What the task requires:
Reproduce the listing below in full and without alteration, apart from its pictures.

[BEGIN Material]

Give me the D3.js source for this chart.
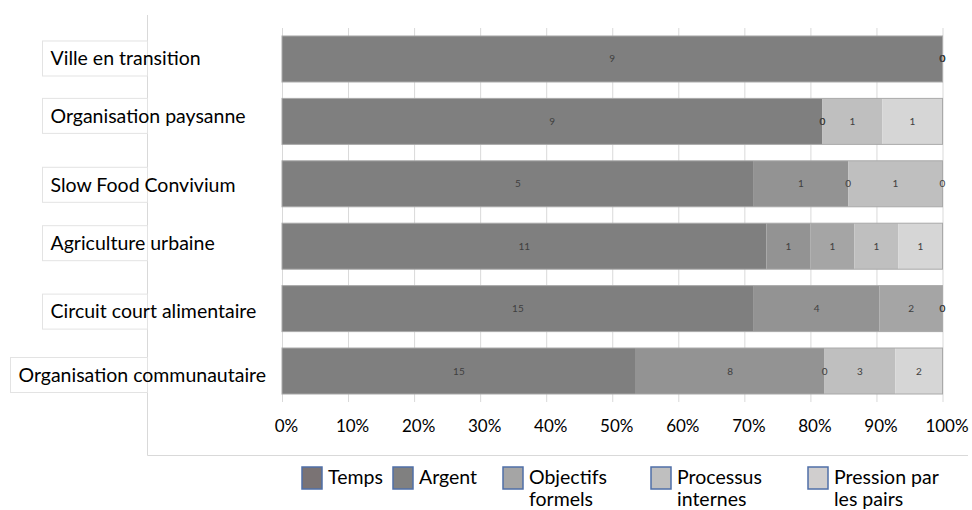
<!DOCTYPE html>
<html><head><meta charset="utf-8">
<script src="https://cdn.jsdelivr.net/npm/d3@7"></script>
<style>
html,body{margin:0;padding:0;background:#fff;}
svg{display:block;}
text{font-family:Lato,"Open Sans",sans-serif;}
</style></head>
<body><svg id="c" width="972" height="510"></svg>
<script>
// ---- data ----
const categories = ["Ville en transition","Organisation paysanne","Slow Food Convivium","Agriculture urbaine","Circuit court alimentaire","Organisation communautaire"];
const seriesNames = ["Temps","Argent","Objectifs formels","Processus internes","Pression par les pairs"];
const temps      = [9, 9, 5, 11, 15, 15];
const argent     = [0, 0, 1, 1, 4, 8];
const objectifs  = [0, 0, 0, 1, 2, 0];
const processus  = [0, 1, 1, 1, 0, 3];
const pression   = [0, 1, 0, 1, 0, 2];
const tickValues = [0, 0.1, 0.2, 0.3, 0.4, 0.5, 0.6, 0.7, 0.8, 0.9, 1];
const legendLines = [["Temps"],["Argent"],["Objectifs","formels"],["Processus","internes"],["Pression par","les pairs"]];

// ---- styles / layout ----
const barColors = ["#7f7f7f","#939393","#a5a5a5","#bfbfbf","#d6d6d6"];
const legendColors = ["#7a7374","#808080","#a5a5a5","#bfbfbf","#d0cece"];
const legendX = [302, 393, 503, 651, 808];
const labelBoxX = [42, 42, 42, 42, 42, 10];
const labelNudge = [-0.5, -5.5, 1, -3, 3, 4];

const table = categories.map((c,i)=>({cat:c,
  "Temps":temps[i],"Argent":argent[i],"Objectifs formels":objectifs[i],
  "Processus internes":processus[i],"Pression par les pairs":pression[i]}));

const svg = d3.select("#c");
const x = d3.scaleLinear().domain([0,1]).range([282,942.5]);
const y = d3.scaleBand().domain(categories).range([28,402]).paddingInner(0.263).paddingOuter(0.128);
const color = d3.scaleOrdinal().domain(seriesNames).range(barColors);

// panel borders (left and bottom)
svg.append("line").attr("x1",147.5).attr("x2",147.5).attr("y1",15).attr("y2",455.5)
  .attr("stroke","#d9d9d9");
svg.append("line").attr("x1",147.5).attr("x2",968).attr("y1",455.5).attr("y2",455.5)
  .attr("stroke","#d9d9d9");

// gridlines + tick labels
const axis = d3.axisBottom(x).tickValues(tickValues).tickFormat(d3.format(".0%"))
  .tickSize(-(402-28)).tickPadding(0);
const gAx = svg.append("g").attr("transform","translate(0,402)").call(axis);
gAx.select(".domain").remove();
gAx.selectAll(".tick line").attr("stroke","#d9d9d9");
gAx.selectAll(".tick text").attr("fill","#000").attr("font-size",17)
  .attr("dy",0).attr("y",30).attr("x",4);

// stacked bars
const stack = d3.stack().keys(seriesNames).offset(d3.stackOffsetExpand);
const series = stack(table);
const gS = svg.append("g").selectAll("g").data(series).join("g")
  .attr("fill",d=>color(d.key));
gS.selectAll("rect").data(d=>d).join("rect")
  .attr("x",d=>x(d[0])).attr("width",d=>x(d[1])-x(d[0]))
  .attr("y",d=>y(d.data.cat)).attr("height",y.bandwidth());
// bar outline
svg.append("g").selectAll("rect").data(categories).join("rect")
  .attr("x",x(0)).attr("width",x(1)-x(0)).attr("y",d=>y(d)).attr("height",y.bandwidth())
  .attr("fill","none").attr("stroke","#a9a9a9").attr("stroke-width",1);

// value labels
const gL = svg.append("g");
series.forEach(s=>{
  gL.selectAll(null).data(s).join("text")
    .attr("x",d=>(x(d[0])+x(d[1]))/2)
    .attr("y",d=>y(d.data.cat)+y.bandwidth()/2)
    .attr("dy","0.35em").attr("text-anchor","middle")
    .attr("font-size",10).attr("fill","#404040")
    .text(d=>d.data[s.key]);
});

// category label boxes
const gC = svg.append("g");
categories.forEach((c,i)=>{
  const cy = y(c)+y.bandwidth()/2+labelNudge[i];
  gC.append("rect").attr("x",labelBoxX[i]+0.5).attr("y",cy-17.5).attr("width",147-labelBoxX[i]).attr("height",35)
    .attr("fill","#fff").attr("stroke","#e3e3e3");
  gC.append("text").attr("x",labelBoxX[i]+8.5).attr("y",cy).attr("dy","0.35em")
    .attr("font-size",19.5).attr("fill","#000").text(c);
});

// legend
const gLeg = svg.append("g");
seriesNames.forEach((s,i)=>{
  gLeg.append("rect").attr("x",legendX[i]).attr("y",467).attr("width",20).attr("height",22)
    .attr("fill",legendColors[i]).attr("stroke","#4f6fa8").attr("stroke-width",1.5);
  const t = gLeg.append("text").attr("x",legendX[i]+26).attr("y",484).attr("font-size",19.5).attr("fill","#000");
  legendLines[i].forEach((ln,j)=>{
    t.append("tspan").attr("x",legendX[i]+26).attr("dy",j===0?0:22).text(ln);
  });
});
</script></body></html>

[END Material]

Response for this exercise:
Give me the D3.js source for this chart.
<!DOCTYPE html>
<html><head><meta charset="utf-8">
<script src="https://cdn.jsdelivr.net/npm/d3@7"></script>
<style>
html,body{margin:0;padding:0;background:#fff;}
svg{display:block;}
text{font-family:Lato,"Open Sans",sans-serif;}
</style></head>
<body><svg id="c" width="972" height="510"></svg>
<script>
// ---- data ----
const categories = ["Ville en transition","Organisation paysanne","Slow Food Convivium","Agriculture urbaine","Circuit court alimentaire","Organisation communautaire"];
const seriesNames = ["Temps","Argent","Objectifs formels","Processus internes","Pression par les pairs"];
const temps      = [9, 9, 5, 11, 15, 15];
const argent     = [0, 0, 1, 1, 4, 8];
const objectifs  = [0, 0, 0, 1, 2, 0];
const processus  = [0, 1, 1, 1, 0, 3];
const pression   = [0, 1, 0, 1, 0, 2];
const tickValues = [0, 0.1, 0.2, 0.3, 0.4, 0.5, 0.6, 0.7, 0.8, 0.9, 1];
const legendLines = [["Temps"],["Argent"],["Objectifs","formels"],["Processus","internes"],["Pression par","les pairs"]];

// ---- styles / layout ----
const barColors = ["#7f7f7f","#939393","#a5a5a5","#bfbfbf","#d6d6d6"];
const legendColors = ["#7a7374","#808080","#a5a5a5","#bfbfbf","#d0cece"];
const legendX = [302, 393, 503, 651, 808];
const labelBoxX = [42, 42, 42, 42, 42, 10];
const labelNudge = [-0.5, -5.5, 1, -3, 3, 4];

const table = categories.map((c,i)=>({cat:c,
  "Temps":temps[i],"Argent":argent[i],"Objectifs formels":objectifs[i],
  "Processus internes":processus[i],"Pression par les pairs":pression[i]}));

const svg = d3.select("#c");
const x = d3.scaleLinear().domain([0,1]).range([282,942.5]);
const y = d3.scaleBand().domain(categories).range([28,402]).paddingInner(0.263).paddingOuter(0.128);
const color = d3.scaleOrdinal().domain(seriesNames).range(barColors);

// panel borders (left and bottom)
svg.append("line").attr("x1",147.5).attr("x2",147.5).attr("y1",15).attr("y2",455.5)
  .attr("stroke","#d9d9d9");
svg.append("line").attr("x1",147.5).attr("x2",968).attr("y1",455.5).attr("y2",455.5)
  .attr("stroke","#d9d9d9");

// gridlines + tick labels
const axis = d3.axisBottom(x).tickValues(tickValues).tickFormat(d3.format(".0%"))
  .tickSize(-(402-28)).tickPadding(0);
const gAx = svg.append("g").attr("transform","translate(0,402)").call(axis);
gAx.select(".domain").remove();
gAx.selectAll(".tick line").attr("stroke","#d9d9d9");
gAx.selectAll(".tick text").attr("fill","#000").attr("font-size",17)
  .attr("dy",0).attr("y",30).attr("x",4);

// stacked bars
const stack = d3.stack().keys(seriesNames).offset(d3.stackOffsetExpand);
const series = stack(table);
const gS = svg.append("g").selectAll("g").data(series).join("g")
  .attr("fill",d=>color(d.key));
gS.selectAll("rect").data(d=>d).join("rect")
  .attr("x",d=>x(d[0])).attr("width",d=>x(d[1])-x(d[0]))
  .attr("y",d=>y(d.data.cat)).attr("height",y.bandwidth());
// bar outline
svg.append("g").selectAll("rect").data(categories).join("rect")
  .attr("x",x(0)).attr("width",x(1)-x(0)).attr("y",d=>y(d)).attr("height",y.bandwidth())
  .attr("fill","none").attr("stroke","#a9a9a9").attr("stroke-width",1);

// value labels
const gL = svg.append("g");
series.forEach(s=>{
  gL.selectAll(null).data(s).join("text")
    .attr("x",d=>(x(d[0])+x(d[1]))/2)
    .attr("y",d=>y(d.data.cat)+y.bandwidth()/2)
    .attr("dy","0.35em").attr("text-anchor","middle")
    .attr("font-size",10).attr("fill","#404040")
    .text(d=>d.data[s.key]);
});

// category label boxes
const gC = svg.append("g");
categories.forEach((c,i)=>{
  const cy = y(c)+y.bandwidth()/2+labelNudge[i];
  gC.append("rect").attr("x",labelBoxX[i]+0.5).attr("y",cy-17.5).attr("width",147-labelBoxX[i]).attr("height",35)
    .attr("fill","#fff").attr("stroke","#e3e3e3");
  gC.append("text").attr("x",labelBoxX[i]+8.5).attr("y",cy).attr("dy","0.35em")
    .attr("font-size",19.5).attr("fill","#000").text(c);
});

// legend
const gLeg = svg.append("g");
seriesNames.forEach((s,i)=>{
  gLeg.append("rect").attr("x",legendX[i]).attr("y",467).attr("width",20).attr("height",22)
    .attr("fill",legendColors[i]).attr("stroke","#4f6fa8").attr("stroke-width",1.5);
  const t = gLeg.append("text").attr("x",legendX[i]+26).attr("y",484).attr("font-size",19.5).attr("fill","#000");
  legendLines[i].forEach((ln,j)=>{
    t.append("tspan").attr("x",legendX[i]+26).attr("dy",j===0?0:22).text(ln);
  });
});
</script></body></html>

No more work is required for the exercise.